In 2023, Li led a stand-up tour across 13 North American cities hosted by Xiaoguo Culture and Canada based Lima Media, featuring 13 Chinese comedians including Yang Li and Li Haoshi.

=== Controversies and hiatus ===
In May 2023, Xiaoguo Culture faced a nationwide performance ban after comedian Li Haoshi made a controversial joke about the People's Liberation Army during a Beijing show. The incident led to an official investigation and speculation that Li Dan might have been blacklisted from public appearances.
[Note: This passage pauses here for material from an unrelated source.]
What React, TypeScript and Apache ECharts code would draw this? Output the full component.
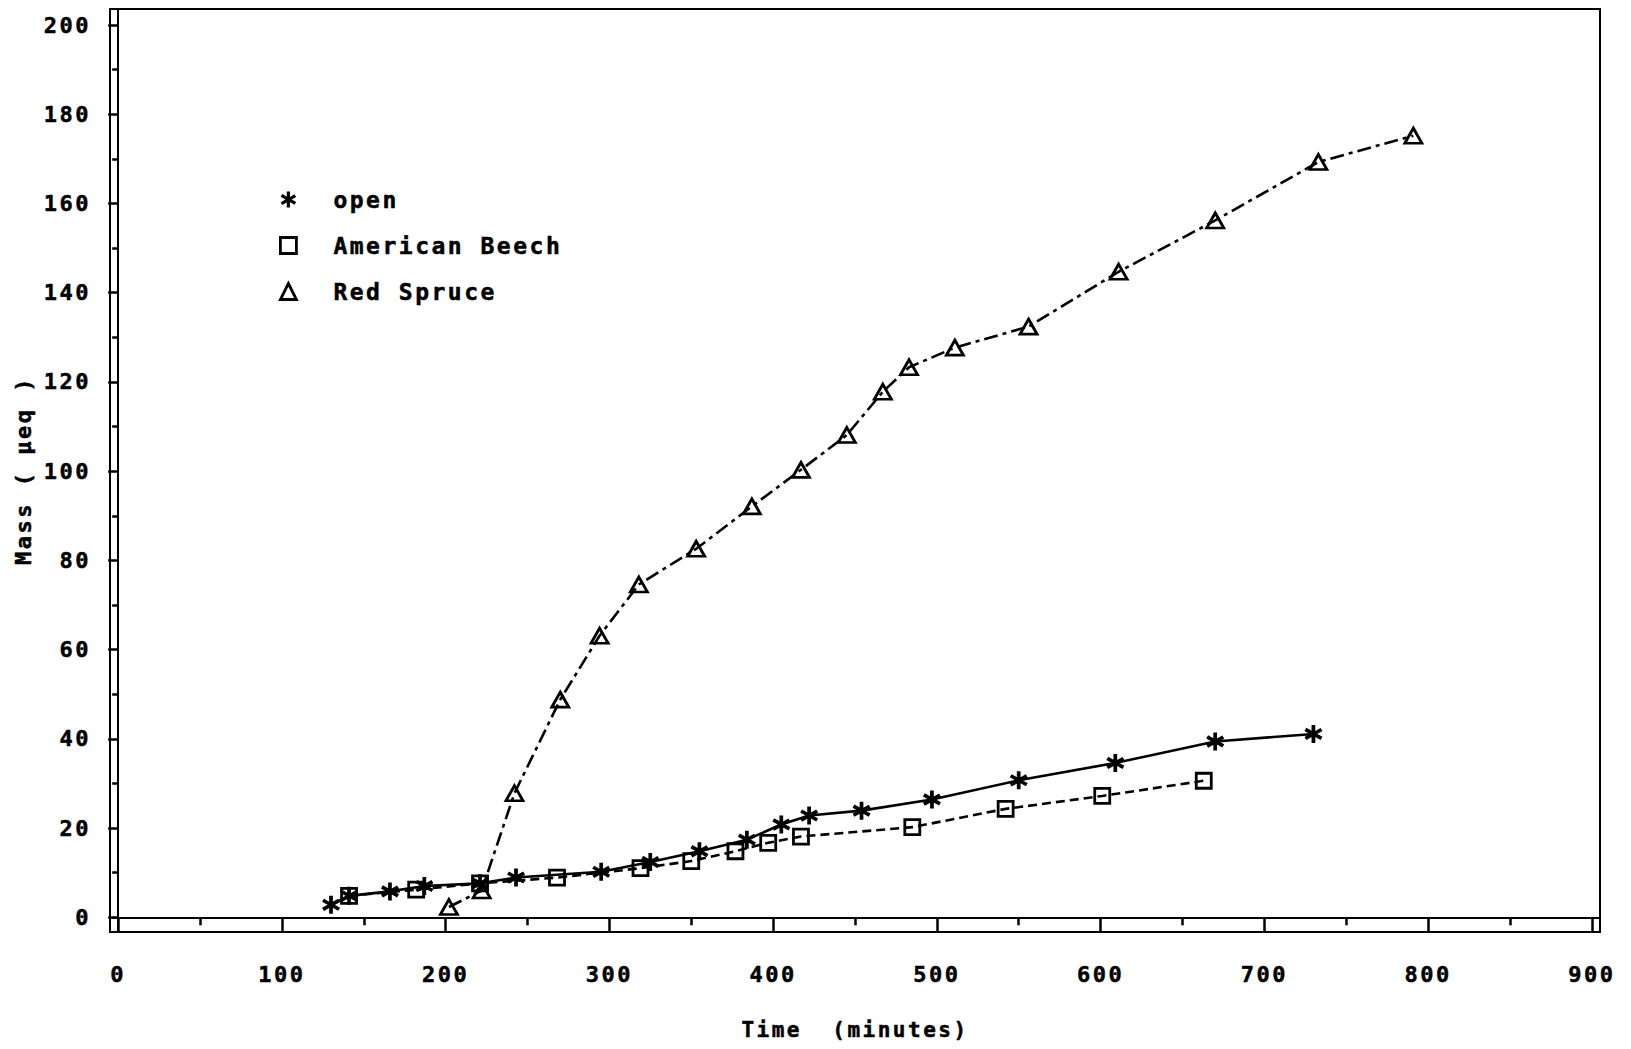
import React, { useEffect, useRef } from "react";
import * as echarts from "echarts";

// ---- data ----
const seriesNames = ["open", "American Beech", "Red Spruce"];

const openTime = [130, 141, 166, 187, 221, 243, 295, 325, 355, 384, 405, 422, 454, 497, 550, 609, 670, 730];
const openMass = [2.8, 4.8, 5.8, 7.0, 7.6, 8.9, 10.2, 12.4, 14.8, 17.4, 20.8, 22.8, 23.9, 26.4, 30.7, 34.6, 39.4, 41.1];

const beechTime = [141, 182, 221, 268, 319, 350, 377, 397, 417, 485, 542, 601, 663];
const beechMass = [4.8, 6.2, 7.6, 8.9, 11.0, 12.6, 14.8, 16.7, 18.1, 20.2, 24.3, 27.2, 30.6];

const spruceTime = [202, 222, 242, 270, 294, 318, 353, 387, 417, 445, 467, 483, 511, 556, 611, 670, 733, 791];
const spruceMass = [2.3, 6.0, 27.8, 48.8, 63.1, 74.6, 82.6, 92.1, 100.3, 108.1, 117.8, 123.3, 127.7, 132.4, 144.7, 156.2, 169.3, 175.2];

const xTickValues = [0, 100, 200, 300, 400, 500, 600, 700, 800, 900];
const xMinorTickValues = [50, 150, 250, 350, 450, 550, 650, 750, 850];
const yTickValues = [0, 20, 40, 60, 80, 100, 120, 140, 160, 180, 200];
const yMinorTickValues = [10, 30, 50, 70, 90, 110, 130, 150, 170, 190];

const xAxisTitle = "Time  (minutes)";
const yAxisTitle = "Mass ( \u03bceq )";

const FONT = '"DejaVu Sans Mono", monospace';
const ASTERISK =
  "path://M40 0L60 0L60 100L40 100Z M11.9 15.9L98.5 65.9L88.5 83.2L1.9 33.2Z M1.9 66.8L88.5 16.8L98.5 34.1L11.9 84.1Z";

const pairs = (xs: number[], ys: number[]) => xs.map((x, i) => [x, ys[i]]);

const hollow = { color: "rgba(0,0,0,0)", borderColor: "#000", borderWidth: 2.8 };
const labelStyle = { fontFamily: FONT, fontWeight: "bold" as const, fontSize: 22, color: "#000" };

export default function App() {
  const ref = useRef<HTMLDivElement>(null);

  useEffect(() => {
    if (!ref.current) return;
    const chart = echarts.init(ref.current, undefined, { renderer: "svg" });
    const X_MIN = -5;
    const X_MAX = 905;
    const Y_MIN = -3.3;
    const Y_MAX = 203.6;

    chart.setOption({
      animation: false,
      backgroundColor: "#fff",
      grid: {
        left: 110,
        right: 31,
        top: 9,
        bottom: 117,
        show: true,
        borderColor: "#000",
        borderWidth: 2,
        backgroundColor: "transparent",
      },
      legend: {
        orient: "vertical",
        left: 279,
        top: 188,
        padding: 0,
        itemWidth: 16,
        itemHeight: 16,
        itemGap: 23,
        selectedMode: false,
        textStyle: { ...labelStyle, fontSize: 23, padding: [0, 0, 0, 32] },
        data: [
          { name: seriesNames[0], icon: ASTERISK, itemStyle: { color: "#000", borderWidth: 0 } },
          { name: seriesNames[1], icon: "rect", itemStyle: hollow },
          { name: seriesNames[2], icon: "triangle", itemStyle: hollow },
        ],
      },
      xAxis: [
        {
          type: "value",
          position: "bottom",
          min: X_MIN,
          max: X_MAX,
          name: xAxisTitle,
          nameLocation: "middle",
          nameGap: 87,
          nameTextStyle: { ...labelStyle, fontSize: 21 },
          axisLine: { show: true, lineStyle: { color: "#000", width: 2 } },
          axisTick: { show: true, customValues: xTickValues, length: 15, lineStyle: { color: "#000", width: 2.5 } },
          axisLabel: { show: true, customValues: xTickValues, margin: 31, ...labelStyle },
          splitLine: { show: false },
        },
        {
          type: "value",
          position: "bottom",
          min: X_MIN,
          max: X_MAX,
          axisLine: { show: false },
          axisTick: { show: true, customValues: xMinorTickValues, length: 8, lineStyle: { color: "#000", width: 2.5 } },
          axisLabel: { show: false },
          splitLine: { show: false },
        },
      ],
      yAxis: [
        {
          type: "value",
          position: "left",
          min: Y_MIN,
          max: Y_MAX,
          name: yAxisTitle,
          nameLocation: "middle",
          nameGap: 76,
          nameTextStyle: { ...labelStyle, fontSize: 22 },
          axisLine: { show: true, lineStyle: { color: "#000", width: 2 } },
          axisTick: { show: true, customValues: yTickValues, length: 10, lineStyle: { color: "#000", width: 2.5 } },
          axisLabel: { show: true, customValues: yTickValues, margin: 19, ...labelStyle },
          splitLine: { show: false },
        },
        {
          type: "value",
          position: "left",
          min: Y_MIN,
          max: Y_MAX,
          axisLine: { show: false },
          axisTick: { show: true, customValues: yMinorTickValues, length: 6, lineStyle: { color: "#000", width: 2.5 } },
          axisLabel: { show: false },
          splitLine: { show: false },
        },
      ],
      series: [
        {
          name: seriesNames[0],
          type: "line",
          xAxisIndex: 0,
          yAxisIndex: 0,
          data: pairs(openTime, openMass),
          symbol: ASTERISK,
          symbolSize: 18,
          itemStyle: { color: "#000", borderWidth: 0 },
          lineStyle: { color: "#000", width: 2.6, type: "solid" },
          z: 4,
        },
        {
          name: seriesNames[1],
          type: "line",
          xAxisIndex: 0,
          yAxisIndex: 0,
          data: pairs(beechTime, beechMass),
          symbol: "rect",
          symbolSize: 15,
          itemStyle: hollow,
          lineStyle: { color: "#000", width: 2.6, type: [9, 5] },
          z: 3,
        },
        {
          name: seriesNames[2],
          type: "line",
          xAxisIndex: 0,
          yAxisIndex: 0,
          data: pairs(spruceTime, spruceMass),
          symbol: "triangle",
          symbolSize: [17, 15],
          itemStyle: hollow,
          lineStyle: { color: "#000", width: 2.6, type: [14, 5, 4, 5] },
          z: 3,
        },
      ],
    });

    return () => chart.dispose();
  }, []);

  return (
    <>
      <style>{"#chart-box svg text { letter-spacing: 2.5px; stroke: #000; stroke-width: 0.5px; }"}</style>
      <div
        id="chart-box"
        ref={ref}
        style={{ position: "fixed", left: 0, top: 0, width: 1631, height: 1049, background: "#fff" }}
      />
    </>
  );
}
Earlier, in 2021, Li faced backlash over promotional slogans for Ubras underwear, criticized as vulgar and insulting. He issued a public apology, acknowledging the need for greater gender sensitivity. In 2022, his endorsement with luxury brand Tod’s sparked debate due to his controversial public image.

=== Livestreaming ===
By summer 2024, about a year after the Li Haoshi incident, Li Dan reemerged on Xiaohongshu (RedNote) as a live streamer. Attracting millions of viewers, his livestreams blend humor with emotional counseling, primarily targeting the platform's largely female audience. Li addresses topics like love, relationships, and personal growth, often drawing from his own publicized divorce and skepticism toward marriage, earning him the nickname "a girl’s digital bestie." His approach features a "soft sell" style, with affiliate product links scrolling during sessions while he responds to questions such as navigating multiple suitors or dealing with personal betrayals. Reminiscent of 1990s Chinese late-night radio shows, Li's irreverent yet empathetic delivery transforms emotional venting into a lively, carnivalesque spectacle, offering a humorous outlet for a generation disillusioned with romantic ideals.

== Personal life ==
Li married Chen Dian in 2018 and divorced in 2021. He remains unmarried, frequently exploring themes of singledom and emotional detachment in his comedy and livestreams.